Em 2026, começa oficialmente a transição. Mas, na prática, o ano será um teste: as empresas deverão cumprir obrigações acessórias para simular o funcionamento do novo sistema, sem cobrança real de impostos. Neste período o IBS terá uma alíquota de 0,1% e a CBS de 0,9%, sendo que o valor recolhido de ambos os tributos poderá ser utilizado para compensar o pagamento do PIS/Cofins e de outros tributos federais.
A cobrança efetiva se inicia em 2027, com a cobrança cheia de CBS e a extinção do PIS e Cofins. O período de transição vai até 2032, quando os tributos atuais deixarão de existir e o novo sistema entrará plenamente em vigor no ano seguinte. A adoção gradual do modelo de split payment deve começar nas transações entre empresas, conhecidas como B2B.
"No sistema desse tamanho, nessa pujança, implementar tudo de uma vez seria um desafio. Às vezes, o tiro sairia pela culatra. A gente precisa ter algum tempo de aprendizagem", afirmou Cristiane Coelho, diretora jurídica da Confederação Nacional das Instituições Financeiras (CNF) que participa do grupo de trabalho para implementação do split payment.
A proposta é que, nas operações B2B, o adquirente que tiver direito a crédito tributário já solicite o pagamento com o split para garantir esse crédito. Ainda não há um prazo para que o sistema esteja em funcionamento, nem a emenda constitucional 132, nem o PLP 68 fixaram uma data.
Mas a ideia é que o split payment fique "pronto o mais rápido possível", segundo a diretora jurídica da CNF que, apesar de não abrir o ano, afirmou que os prazos já começaram a ser definidos.
Como mostrou a EXAME, o Serviço federal de Processamento de Dados (Serpro), promete entregar o software para a Contribuição sobre Bens e Serviços (CBS) para testes internos neste mês de abril. Em junho, um ambiente de produção restrita será liberado para 500 empresas testarem a integração e ERPs (sistema de software de gestão empresarial).

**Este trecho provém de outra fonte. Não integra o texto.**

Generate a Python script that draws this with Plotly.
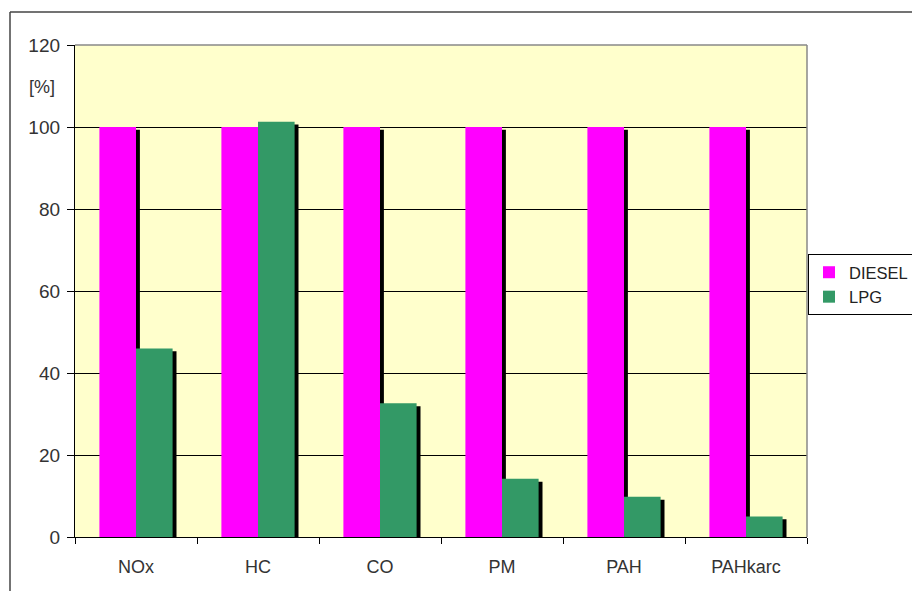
import plotly.graph_objects as go

# Emission comparison, LPG relative to diesel (diesel = 100 %)
categories = ["NOx", "HC", "CO", "PM", "PAH", "PAHkarc"]
diesel = [100, 100, 100, 100, 100, 100]
lpg = [46, 101.3, 32.6, 14.2, 9.8, 5.0]
y_ticks = [0, 20, 40, 60, 80, 100, 120]

MAGENTA = "#FF00FF"
GREEN = "#339966"
BG = "#FFFFCC"
FONT = "Arial, Liberation Sans, sans-serif"

BAR_W = 0.3
SHADOW_DX = 0.032   # shadow shift to the right (category units)
SHADOW_DY = 0.7     # shadow drop (value units)

fig = go.Figure()

# drop shadows, drawn first so the coloured bars sit on top
for vals, off in ((diesel, -BAR_W), (lpg, 0.0)):
    fig.add_trace(go.Bar(
        x=categories, y=[v - SHADOW_DY for v in vals],
        width=BAR_W, offset=off + SHADOW_DX,
        marker=dict(color="black", line=dict(width=0)),
        showlegend=False, hoverinfo="skip",
    ))

fig.add_trace(go.Bar(
    x=categories, y=diesel, name="DIESEL",
    width=BAR_W, offset=-BAR_W,
    marker=dict(color=MAGENTA, line=dict(width=0)),
))
fig.add_trace(go.Bar(
    x=categories, y=lpg, name="LPG",
    width=BAR_W, offset=0.0,
    marker=dict(color=GREEN, line=dict(width=0)),
))

fig.update_layout(
    width=912, height=591,
    barmode="overlay",
    paper_bgcolor="white",
    plot_bgcolor=BG,
    margin=dict(l=75, r=105, t=45, b=54, autoexpand=False),
    font=dict(family=FONT, size=18, color="#333333"),
    xaxis=dict(
        range=[-0.5, len(categories) - 0.5],
        tickson="boundaries", ticks="outside", ticklen=6, tickcolor="black",
        showline=True, linecolor="black", linewidth=1.3,
        showgrid=False, zeroline=False,
        tickfont=dict(size=18, color="#333333"),
        ticklabelstandoff=13,
    ),
    yaxis=dict(
        range=[0, 120], tickvals=y_ticks,
        ticks="outside", ticklen=7, tickcolor="black",
        showline=True, linecolor="black", linewidth=1.3,
        showgrid=True, gridcolor="black", gridwidth=1,
        zeroline=False,
        tickfont=dict(size=19, color="#333333"),
        ticklabelstandoff=3,
    ),
    legend=dict(
        x=(808 - 75) / 732, y=(537 - 254) / 492, xanchor="left", yanchor="top",
        bgcolor="white", bordercolor="black", borderwidth=1,
        font=dict(size=16.5, color="#222222"),
        tracegroupgap=0, itemwidth=30,
    ),
    annotations=[dict(
        text="[%]", xref="paper", yref="paper", x=-18 / 732, y=(537 - 87) / 492,
        xanchor="right", yanchor="middle", showarrow=False,
        font=dict(size=18, color="#333333"),
    )],
    shapes=[
        # grey frame on the top and right side of the plot area
        dict(type="line", xref="paper", yref="paper", x0=0, x1=1, y0=1, y1=1,
             line=dict(color="#888888", width=1.5)),
        dict(type="line", xref="paper", yref="paper", x0=1, x1=1, y0=0, y1=1,
             line=dict(color="#888888", width=1.5)),
        # outer chart frame
        dict(type="line", xref="paper", yref="paper",
             x0=-65 / 732, x1=1.3, y0=(537 - 12) / 492, y1=(537 - 12) / 492,
             line=dict(color="#444444", width=1.5)),
        dict(type="line", xref="paper", yref="paper",
             x0=-65 / 732, x1=-65 / 732, y0=-0.2, y1=(537 - 12) / 492,
             line=dict(color="#444444", width=1.5)),
    ],
)

fig.write_html("out.html")
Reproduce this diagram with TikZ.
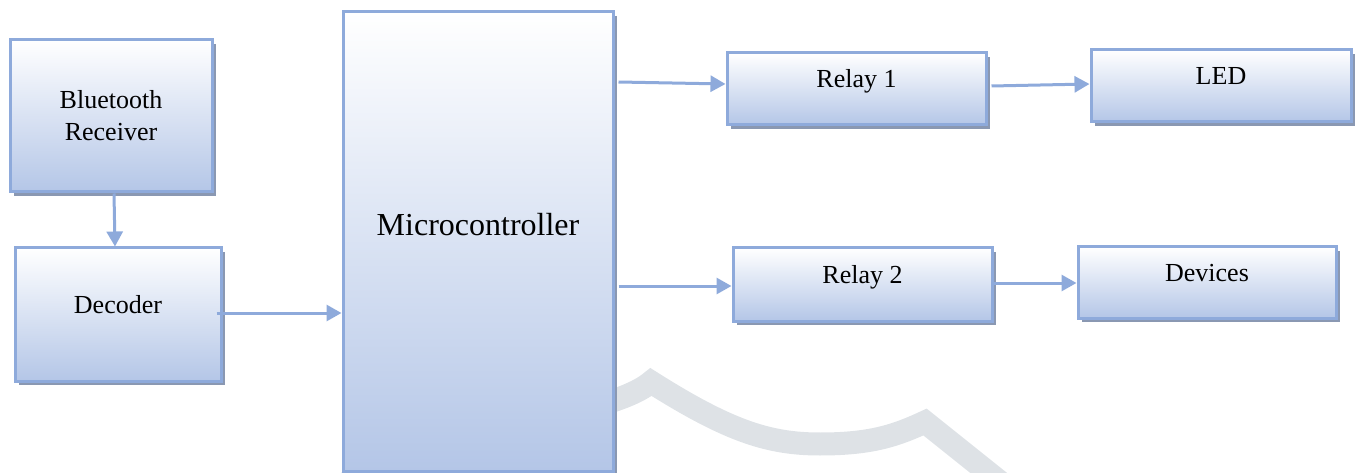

A expectativa é que a nova estrutura entre em operação em 1º de janeiro de 2026 e seja aprimorada a partir de feedbacks das empresas para utilização completa em 2027. Um portal específico da reforma será lançado para facilitar a comunicação com o mercado.
Em paralelo, com a lei complementar sancionada, as novas regras para empresas do Simples Nacional passam a valer já neste ano, com restrições para atuação no exterior, redefinição de receita bruta e limites para atuação em setores como locação de imóveis próprios.